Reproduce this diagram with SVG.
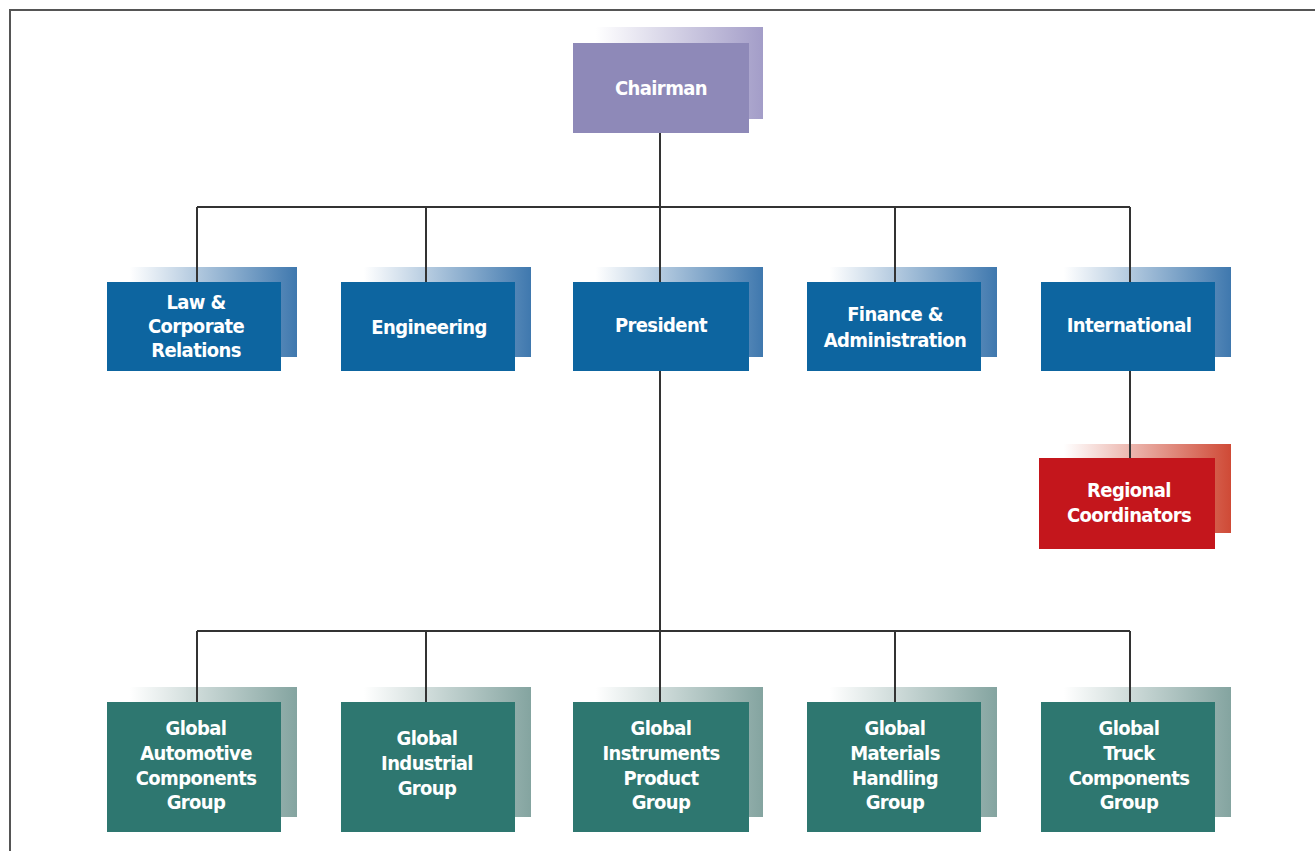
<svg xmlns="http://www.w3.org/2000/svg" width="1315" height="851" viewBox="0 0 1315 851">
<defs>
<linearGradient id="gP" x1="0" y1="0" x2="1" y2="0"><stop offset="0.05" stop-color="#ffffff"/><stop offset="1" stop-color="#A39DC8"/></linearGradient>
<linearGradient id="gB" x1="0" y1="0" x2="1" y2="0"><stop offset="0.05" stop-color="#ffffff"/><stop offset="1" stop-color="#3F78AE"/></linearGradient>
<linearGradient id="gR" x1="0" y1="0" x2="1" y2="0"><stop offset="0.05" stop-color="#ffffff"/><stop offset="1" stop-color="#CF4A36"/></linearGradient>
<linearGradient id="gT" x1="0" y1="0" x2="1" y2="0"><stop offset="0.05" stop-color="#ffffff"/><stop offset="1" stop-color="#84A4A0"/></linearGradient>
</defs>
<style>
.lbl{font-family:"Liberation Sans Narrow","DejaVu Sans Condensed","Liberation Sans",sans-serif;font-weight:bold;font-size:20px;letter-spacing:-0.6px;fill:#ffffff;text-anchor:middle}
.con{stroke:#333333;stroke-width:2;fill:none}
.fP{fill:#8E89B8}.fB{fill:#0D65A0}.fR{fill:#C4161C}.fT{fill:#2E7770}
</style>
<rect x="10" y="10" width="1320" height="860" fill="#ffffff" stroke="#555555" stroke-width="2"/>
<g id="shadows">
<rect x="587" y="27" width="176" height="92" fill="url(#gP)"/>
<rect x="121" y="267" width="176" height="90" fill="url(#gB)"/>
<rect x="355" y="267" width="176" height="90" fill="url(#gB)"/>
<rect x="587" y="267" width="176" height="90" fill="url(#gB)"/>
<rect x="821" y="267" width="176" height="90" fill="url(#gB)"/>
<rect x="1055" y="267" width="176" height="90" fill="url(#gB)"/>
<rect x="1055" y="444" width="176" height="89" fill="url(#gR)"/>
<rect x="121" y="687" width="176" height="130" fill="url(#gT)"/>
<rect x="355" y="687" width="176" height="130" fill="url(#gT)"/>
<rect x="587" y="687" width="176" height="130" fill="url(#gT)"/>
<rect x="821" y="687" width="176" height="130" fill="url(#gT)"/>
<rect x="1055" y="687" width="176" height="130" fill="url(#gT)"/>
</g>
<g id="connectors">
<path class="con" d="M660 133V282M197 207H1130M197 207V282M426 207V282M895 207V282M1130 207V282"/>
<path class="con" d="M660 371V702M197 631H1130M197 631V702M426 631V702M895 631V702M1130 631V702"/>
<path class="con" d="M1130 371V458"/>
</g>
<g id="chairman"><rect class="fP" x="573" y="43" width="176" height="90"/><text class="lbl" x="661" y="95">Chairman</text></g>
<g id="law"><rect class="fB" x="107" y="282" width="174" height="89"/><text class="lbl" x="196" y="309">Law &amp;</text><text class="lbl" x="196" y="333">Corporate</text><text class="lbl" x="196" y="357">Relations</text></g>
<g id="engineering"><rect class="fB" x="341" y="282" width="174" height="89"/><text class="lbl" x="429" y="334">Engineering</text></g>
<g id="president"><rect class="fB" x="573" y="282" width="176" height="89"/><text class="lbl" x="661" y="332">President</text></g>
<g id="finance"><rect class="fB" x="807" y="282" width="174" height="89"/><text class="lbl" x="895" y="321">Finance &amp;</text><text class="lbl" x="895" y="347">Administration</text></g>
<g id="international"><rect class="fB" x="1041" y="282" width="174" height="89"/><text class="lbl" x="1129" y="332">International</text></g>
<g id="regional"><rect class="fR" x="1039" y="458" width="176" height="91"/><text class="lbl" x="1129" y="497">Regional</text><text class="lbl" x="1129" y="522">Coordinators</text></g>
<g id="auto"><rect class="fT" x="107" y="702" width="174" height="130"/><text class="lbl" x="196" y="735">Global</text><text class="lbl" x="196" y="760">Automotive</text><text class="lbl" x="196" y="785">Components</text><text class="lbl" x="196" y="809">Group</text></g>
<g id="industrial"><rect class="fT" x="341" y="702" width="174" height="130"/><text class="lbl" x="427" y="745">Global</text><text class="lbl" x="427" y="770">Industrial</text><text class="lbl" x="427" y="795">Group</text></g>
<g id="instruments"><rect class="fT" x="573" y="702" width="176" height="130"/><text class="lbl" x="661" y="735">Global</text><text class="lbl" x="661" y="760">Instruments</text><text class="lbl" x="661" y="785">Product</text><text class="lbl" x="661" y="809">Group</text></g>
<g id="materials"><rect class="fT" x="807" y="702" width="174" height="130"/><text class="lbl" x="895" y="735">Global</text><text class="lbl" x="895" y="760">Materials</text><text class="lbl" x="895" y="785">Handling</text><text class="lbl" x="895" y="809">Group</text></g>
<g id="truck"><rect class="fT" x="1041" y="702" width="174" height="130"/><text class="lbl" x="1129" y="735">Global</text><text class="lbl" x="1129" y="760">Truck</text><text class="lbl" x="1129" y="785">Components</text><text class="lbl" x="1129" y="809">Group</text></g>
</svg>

==

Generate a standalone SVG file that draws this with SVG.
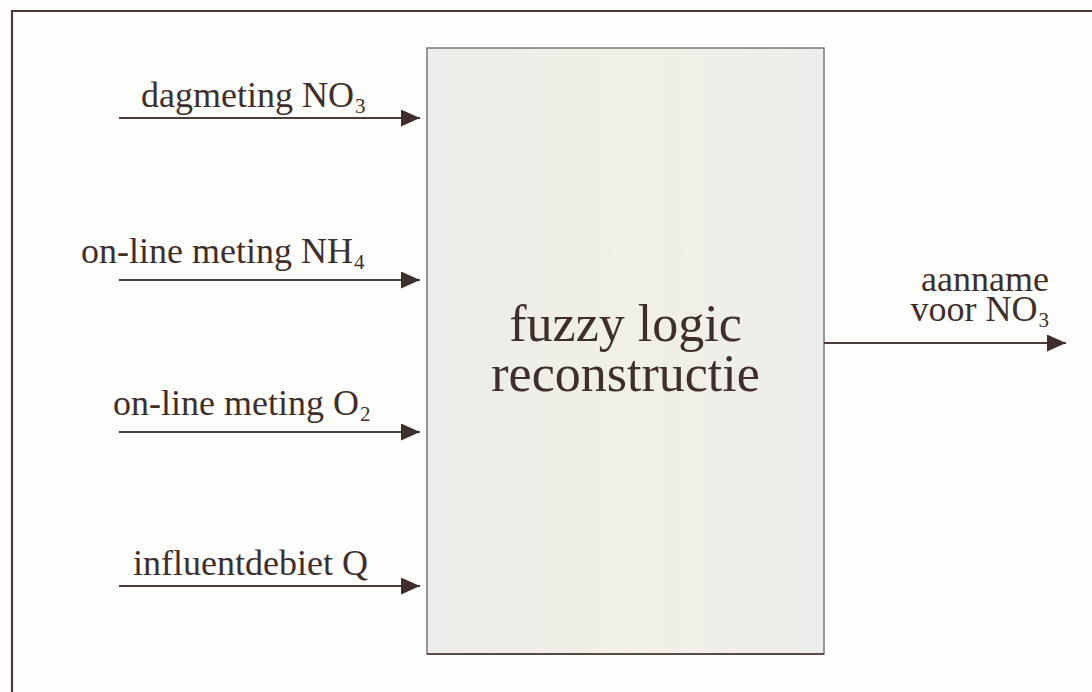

## REQUIRED WORK
Report each line of the material above where the word "this" appears.

## ANSWER IN FULL
Reproduce this diagram with SVG.
Generate a standalone SVG file that draws this with SVG.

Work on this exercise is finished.